===== Data provided

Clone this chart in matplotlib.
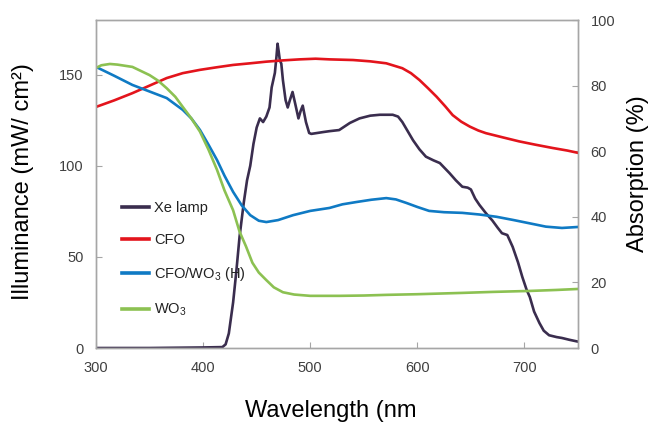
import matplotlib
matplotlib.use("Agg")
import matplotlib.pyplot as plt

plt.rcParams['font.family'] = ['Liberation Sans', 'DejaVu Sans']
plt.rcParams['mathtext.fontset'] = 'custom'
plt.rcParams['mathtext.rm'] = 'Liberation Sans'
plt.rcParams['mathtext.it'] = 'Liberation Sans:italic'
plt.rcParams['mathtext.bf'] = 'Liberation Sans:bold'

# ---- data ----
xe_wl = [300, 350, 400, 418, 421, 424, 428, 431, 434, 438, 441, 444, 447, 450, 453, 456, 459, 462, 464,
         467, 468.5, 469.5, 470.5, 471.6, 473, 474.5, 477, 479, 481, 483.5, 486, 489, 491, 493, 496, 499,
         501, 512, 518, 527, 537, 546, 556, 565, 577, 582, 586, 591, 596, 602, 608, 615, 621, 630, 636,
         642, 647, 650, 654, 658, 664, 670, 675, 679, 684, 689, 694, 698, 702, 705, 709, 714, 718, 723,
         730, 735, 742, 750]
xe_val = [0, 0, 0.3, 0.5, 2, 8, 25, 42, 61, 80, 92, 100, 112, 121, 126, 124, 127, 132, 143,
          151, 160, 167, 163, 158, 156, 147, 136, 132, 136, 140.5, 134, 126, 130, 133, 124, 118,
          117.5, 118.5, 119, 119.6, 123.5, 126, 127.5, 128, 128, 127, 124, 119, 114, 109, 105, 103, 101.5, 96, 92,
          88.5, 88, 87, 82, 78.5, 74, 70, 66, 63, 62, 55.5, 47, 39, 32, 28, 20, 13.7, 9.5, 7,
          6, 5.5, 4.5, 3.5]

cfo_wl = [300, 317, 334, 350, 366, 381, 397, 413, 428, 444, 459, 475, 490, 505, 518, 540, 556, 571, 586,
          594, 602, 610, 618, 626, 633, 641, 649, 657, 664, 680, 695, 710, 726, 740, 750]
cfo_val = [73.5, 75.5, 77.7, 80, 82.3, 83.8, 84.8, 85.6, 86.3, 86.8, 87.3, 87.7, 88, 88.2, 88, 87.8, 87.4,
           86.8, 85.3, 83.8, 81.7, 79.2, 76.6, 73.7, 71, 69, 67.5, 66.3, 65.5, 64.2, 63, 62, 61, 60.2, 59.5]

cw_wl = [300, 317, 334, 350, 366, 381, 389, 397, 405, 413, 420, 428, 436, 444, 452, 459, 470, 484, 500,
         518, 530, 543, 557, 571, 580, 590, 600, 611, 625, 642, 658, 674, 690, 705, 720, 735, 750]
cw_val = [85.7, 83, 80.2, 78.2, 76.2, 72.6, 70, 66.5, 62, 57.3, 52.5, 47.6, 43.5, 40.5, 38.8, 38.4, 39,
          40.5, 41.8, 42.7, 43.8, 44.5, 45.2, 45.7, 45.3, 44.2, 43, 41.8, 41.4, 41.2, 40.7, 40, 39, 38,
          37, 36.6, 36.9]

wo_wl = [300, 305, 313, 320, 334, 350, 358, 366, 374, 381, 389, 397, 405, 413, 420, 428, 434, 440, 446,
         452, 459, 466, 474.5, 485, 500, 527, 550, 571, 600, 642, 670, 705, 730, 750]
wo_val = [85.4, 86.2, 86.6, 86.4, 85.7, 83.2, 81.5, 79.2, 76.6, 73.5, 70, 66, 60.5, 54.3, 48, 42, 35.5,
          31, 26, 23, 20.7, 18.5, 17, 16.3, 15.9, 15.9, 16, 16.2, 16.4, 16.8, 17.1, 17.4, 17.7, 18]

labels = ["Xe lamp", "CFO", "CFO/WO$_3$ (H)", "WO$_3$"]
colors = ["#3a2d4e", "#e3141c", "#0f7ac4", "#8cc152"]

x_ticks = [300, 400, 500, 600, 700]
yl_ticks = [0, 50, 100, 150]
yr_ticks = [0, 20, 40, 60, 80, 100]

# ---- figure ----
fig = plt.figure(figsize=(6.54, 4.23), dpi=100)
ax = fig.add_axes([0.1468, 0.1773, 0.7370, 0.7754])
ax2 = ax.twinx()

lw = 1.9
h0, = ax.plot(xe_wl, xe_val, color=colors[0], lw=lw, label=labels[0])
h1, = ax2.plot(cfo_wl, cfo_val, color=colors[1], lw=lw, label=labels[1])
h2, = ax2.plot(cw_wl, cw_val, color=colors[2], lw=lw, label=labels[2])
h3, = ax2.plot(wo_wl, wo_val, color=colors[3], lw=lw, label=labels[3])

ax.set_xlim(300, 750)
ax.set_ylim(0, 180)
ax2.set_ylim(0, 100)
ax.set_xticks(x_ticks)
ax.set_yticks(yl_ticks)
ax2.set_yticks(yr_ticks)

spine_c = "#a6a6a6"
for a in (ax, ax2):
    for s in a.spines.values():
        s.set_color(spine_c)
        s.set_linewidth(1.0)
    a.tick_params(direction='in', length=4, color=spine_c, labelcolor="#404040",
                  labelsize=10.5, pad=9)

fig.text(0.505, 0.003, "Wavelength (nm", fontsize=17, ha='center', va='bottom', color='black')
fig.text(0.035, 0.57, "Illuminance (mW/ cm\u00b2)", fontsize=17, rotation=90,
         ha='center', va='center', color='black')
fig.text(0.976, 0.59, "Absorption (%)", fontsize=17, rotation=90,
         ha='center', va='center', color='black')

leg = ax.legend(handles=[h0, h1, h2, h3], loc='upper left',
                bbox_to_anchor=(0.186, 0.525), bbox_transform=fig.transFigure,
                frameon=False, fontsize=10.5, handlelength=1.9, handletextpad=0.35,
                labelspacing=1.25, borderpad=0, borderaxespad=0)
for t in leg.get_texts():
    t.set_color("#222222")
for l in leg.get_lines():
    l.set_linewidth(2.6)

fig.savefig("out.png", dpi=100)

==========

What the task requires ▸ Copy nothing but the lines from the top of the data down to the line containing "plt.rcParams['mathtext.bf'] = 'Liberation", and leave the pictures out.

Correct output ▸
Clone this chart in matplotlib.
import matplotlib
matplotlib.use("Agg")
import matplotlib.pyplot as plt

plt.rcParams['font.family'] = ['Liberation Sans', 'DejaVu Sans']
plt.rcParams['mathtext.fontset'] = 'custom'
plt.rcParams['mathtext.rm'] = 'Liberation Sans'
plt.rcParams['mathtext.it'] = 'Liberation Sans:italic'
plt.rcParams['mathtext.bf'] = 'Liberation Sans:bold'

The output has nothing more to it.